⟨

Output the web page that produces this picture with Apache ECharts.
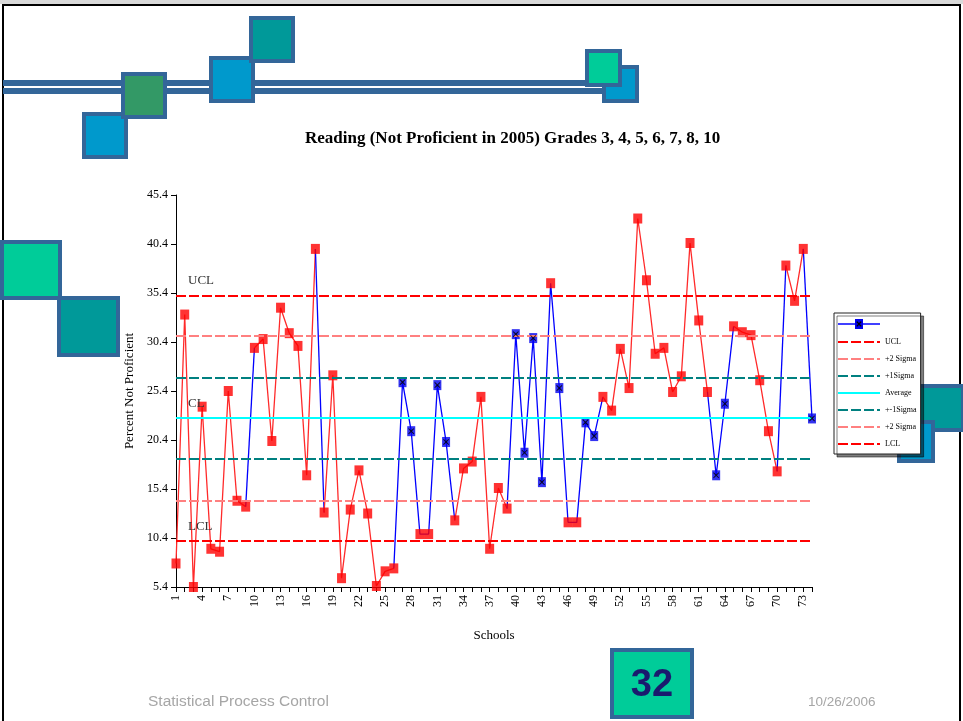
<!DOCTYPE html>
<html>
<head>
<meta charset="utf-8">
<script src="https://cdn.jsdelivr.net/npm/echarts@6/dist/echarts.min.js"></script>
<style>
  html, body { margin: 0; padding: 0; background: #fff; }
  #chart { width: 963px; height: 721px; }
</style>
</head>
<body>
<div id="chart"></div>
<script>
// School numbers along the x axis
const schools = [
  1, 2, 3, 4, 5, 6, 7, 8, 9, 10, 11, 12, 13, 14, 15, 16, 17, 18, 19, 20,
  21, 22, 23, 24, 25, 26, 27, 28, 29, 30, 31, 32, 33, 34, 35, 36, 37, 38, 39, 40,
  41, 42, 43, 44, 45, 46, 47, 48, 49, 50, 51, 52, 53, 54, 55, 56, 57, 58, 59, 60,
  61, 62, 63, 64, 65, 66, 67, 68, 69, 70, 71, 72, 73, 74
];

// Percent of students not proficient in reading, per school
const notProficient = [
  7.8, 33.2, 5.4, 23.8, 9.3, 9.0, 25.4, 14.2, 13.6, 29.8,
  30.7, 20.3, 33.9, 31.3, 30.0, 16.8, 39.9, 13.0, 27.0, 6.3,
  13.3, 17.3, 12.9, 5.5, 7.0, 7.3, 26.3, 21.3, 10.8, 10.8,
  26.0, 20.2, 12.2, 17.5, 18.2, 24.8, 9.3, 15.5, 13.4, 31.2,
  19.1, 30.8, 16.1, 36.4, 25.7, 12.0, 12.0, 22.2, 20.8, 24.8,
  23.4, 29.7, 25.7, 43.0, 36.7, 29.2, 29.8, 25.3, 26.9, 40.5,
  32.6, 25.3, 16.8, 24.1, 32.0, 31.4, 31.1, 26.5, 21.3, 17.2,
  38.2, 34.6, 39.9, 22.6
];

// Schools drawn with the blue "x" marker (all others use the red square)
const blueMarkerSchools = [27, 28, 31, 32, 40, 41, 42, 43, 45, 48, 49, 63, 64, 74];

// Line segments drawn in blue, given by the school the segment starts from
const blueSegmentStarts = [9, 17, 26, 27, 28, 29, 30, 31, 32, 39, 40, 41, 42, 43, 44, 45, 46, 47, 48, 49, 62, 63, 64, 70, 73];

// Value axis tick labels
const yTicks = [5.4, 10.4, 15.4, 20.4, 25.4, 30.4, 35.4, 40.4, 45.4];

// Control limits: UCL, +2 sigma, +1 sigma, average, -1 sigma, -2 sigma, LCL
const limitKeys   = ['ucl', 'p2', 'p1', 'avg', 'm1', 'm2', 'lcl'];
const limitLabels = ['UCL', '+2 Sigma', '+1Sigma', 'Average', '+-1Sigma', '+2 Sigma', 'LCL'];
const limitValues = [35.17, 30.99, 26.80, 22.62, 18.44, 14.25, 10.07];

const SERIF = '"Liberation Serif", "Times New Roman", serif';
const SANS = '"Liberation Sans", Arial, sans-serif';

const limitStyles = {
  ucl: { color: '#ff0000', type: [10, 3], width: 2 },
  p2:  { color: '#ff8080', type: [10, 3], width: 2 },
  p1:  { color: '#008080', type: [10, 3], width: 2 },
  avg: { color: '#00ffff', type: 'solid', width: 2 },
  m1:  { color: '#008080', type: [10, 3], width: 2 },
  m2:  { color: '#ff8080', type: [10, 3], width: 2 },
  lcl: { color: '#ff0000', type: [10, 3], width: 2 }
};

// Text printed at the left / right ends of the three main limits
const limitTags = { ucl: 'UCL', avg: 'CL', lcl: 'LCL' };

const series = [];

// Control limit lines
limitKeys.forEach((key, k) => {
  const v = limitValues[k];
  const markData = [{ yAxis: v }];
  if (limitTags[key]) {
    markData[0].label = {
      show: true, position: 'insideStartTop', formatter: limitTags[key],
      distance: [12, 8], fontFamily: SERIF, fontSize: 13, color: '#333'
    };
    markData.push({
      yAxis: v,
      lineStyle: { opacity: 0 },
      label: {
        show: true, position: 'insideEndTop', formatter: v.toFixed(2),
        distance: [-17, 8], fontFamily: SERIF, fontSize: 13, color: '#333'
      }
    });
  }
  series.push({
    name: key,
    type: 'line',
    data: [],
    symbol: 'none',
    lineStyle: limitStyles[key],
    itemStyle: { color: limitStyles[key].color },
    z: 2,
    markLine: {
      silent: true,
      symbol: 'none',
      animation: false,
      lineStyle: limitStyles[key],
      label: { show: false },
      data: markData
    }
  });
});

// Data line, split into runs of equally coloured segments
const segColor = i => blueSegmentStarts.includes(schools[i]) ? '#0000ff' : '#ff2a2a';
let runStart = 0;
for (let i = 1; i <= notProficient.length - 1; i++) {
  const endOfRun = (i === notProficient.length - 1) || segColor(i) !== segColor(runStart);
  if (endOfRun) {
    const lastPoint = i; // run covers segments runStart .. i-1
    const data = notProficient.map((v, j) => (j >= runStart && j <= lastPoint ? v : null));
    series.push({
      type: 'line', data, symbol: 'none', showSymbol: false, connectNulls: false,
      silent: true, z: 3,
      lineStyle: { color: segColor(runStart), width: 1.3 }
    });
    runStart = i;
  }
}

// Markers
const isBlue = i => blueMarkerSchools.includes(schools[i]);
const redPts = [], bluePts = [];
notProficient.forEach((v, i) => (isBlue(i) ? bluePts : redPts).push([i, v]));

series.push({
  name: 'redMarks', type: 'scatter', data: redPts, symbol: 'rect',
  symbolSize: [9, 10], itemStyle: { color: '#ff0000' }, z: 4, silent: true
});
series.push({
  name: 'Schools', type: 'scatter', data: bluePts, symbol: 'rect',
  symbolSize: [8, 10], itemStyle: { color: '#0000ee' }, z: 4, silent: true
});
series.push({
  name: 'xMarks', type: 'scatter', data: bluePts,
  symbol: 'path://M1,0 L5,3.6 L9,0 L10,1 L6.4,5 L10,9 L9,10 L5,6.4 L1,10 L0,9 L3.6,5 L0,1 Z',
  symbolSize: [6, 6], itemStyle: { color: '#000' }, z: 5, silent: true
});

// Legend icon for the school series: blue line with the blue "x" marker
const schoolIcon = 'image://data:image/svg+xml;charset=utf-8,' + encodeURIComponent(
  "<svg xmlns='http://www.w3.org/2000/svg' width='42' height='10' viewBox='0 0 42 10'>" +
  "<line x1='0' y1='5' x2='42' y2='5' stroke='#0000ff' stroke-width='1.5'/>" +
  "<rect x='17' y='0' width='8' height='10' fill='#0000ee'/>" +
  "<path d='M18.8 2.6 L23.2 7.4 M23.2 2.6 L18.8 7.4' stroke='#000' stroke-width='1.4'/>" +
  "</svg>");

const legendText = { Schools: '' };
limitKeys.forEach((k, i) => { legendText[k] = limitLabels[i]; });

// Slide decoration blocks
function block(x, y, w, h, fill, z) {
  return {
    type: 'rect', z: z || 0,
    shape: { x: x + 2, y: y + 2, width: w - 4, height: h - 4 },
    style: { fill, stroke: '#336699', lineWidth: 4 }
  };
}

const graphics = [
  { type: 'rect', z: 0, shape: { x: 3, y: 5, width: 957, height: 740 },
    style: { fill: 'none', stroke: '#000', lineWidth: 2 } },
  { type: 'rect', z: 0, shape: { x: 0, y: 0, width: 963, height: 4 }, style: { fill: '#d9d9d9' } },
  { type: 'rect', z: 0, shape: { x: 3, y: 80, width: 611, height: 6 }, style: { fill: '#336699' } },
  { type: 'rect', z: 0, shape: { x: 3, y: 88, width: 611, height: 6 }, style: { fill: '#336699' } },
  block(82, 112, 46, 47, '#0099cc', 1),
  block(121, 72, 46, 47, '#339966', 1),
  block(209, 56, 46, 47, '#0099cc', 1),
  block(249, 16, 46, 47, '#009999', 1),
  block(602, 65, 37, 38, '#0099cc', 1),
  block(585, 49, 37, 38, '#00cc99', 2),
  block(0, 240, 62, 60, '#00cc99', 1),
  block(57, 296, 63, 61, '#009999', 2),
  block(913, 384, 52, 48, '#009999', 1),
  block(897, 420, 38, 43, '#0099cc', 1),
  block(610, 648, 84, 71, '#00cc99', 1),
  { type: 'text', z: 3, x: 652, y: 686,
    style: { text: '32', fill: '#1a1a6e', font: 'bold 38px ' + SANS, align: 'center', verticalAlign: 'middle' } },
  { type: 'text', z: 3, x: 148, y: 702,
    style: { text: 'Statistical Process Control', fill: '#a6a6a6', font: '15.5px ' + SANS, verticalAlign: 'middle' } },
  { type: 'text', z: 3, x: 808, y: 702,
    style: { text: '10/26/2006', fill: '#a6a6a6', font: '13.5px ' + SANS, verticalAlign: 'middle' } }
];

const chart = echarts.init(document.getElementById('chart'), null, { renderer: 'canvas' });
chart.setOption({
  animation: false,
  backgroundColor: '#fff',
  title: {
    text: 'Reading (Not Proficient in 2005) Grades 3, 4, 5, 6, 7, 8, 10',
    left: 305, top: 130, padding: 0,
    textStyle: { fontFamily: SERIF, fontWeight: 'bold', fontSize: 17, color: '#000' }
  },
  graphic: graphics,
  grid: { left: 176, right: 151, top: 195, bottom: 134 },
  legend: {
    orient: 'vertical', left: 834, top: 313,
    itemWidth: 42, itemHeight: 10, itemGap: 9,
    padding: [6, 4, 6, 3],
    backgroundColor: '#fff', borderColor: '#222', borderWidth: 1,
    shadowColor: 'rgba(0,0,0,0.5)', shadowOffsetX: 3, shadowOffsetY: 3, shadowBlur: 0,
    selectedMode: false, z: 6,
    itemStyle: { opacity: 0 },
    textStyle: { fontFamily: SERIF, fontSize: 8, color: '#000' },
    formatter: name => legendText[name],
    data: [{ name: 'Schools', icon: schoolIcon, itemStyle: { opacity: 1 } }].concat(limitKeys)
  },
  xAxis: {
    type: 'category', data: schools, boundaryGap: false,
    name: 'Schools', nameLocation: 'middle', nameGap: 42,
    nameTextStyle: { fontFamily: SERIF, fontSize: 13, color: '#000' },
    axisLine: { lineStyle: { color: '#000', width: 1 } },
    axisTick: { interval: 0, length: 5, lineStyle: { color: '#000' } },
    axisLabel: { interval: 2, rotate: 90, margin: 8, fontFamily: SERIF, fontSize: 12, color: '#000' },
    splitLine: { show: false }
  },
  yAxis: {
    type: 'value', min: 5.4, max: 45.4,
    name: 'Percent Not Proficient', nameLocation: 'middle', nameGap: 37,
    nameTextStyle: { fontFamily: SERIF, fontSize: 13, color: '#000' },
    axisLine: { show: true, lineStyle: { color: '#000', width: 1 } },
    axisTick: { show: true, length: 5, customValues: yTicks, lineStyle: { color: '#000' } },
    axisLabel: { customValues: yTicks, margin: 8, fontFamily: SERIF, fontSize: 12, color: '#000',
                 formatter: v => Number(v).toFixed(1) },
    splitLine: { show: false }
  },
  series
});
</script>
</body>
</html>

⟩

**EXERCISE PROMPT:** Exactly reproduce the run of lines from the start of the listing through the line with "35.4, 40.4, 45.4];", inclusive; pictures are not copied.

**WRITTEN RESPONSE:**
Output the web page that produces this picture with Apache ECharts.
<!DOCTYPE html>
<html>
<head>
<meta charset="utf-8">
<script src="https://cdn.jsdelivr.net/npm/echarts@6/dist/echarts.min.js"></script>
<style>
  html, body { margin: 0; padding: 0; background: #fff; }
  #chart { width: 963px; height: 721px; }
</style>
</head>
<body>
<div id="chart"></div>
<script>
// School numbers along the x axis
const schools = [
  1, 2, 3, 4, 5, 6, 7, 8, 9, 10, 11, 12, 13, 14, 15, 16, 17, 18, 19, 20,
  21, 22, 23, 24, 25, 26, 27, 28, 29, 30, 31, 32, 33, 34, 35, 36, 37, 38, 39, 40,
  41, 42, 43, 44, 45, 46, 47, 48, 49, 50, 51, 52, 53, 54, 55, 56, 57, 58, 59, 60,
  61, 62, 63, 64, 65, 66, 67, 68, 69, 70, 71, 72, 73, 74
];

// Percent of students not proficient in reading, per school
const notProficient = [
  7.8, 33.2, 5.4, 23.8, 9.3, 9.0, 25.4, 14.2, 13.6, 29.8,
  30.7, 20.3, 33.9, 31.3, 30.0, 16.8, 39.9, 13.0, 27.0, 6.3,
  13.3, 17.3, 12.9, 5.5, 7.0, 7.3, 26.3, 21.3, 10.8, 10.8,
  26.0, 20.2, 12.2, 17.5, 18.2, 24.8, 9.3, 15.5, 13.4, 31.2,
  19.1, 30.8, 16.1, 36.4, 25.7, 12.0, 12.0, 22.2, 20.8, 24.8,
  23.4, 29.7, 25.7, 43.0, 36.7, 29.2, 29.8, 25.3, 26.9, 40.5,
  32.6, 25.3, 16.8, 24.1, 32.0, 31.4, 31.1, 26.5, 21.3, 17.2,
  38.2, 34.6, 39.9, 22.6
];

// Schools drawn with the blue "x" marker (all others use the red square)
const blueMarkerSchools = [27, 28, 31, 32, 40, 41, 42, 43, 45, 48, 49, 63, 64, 74];

// Line segments drawn in blue, given by the school the segment starts from
const blueSegmentStarts = [9, 17, 26, 27, 28, 29, 30, 31, 32, 39, 40, 41, 42, 43, 44, 45, 46, 47, 48, 49, 62, 63, 64, 70, 73];

// Value axis tick labels
const yTicks = [5.4, 10.4, 15.4, 20.4, 25.4, 30.4, 35.4, 40.4, 45.4];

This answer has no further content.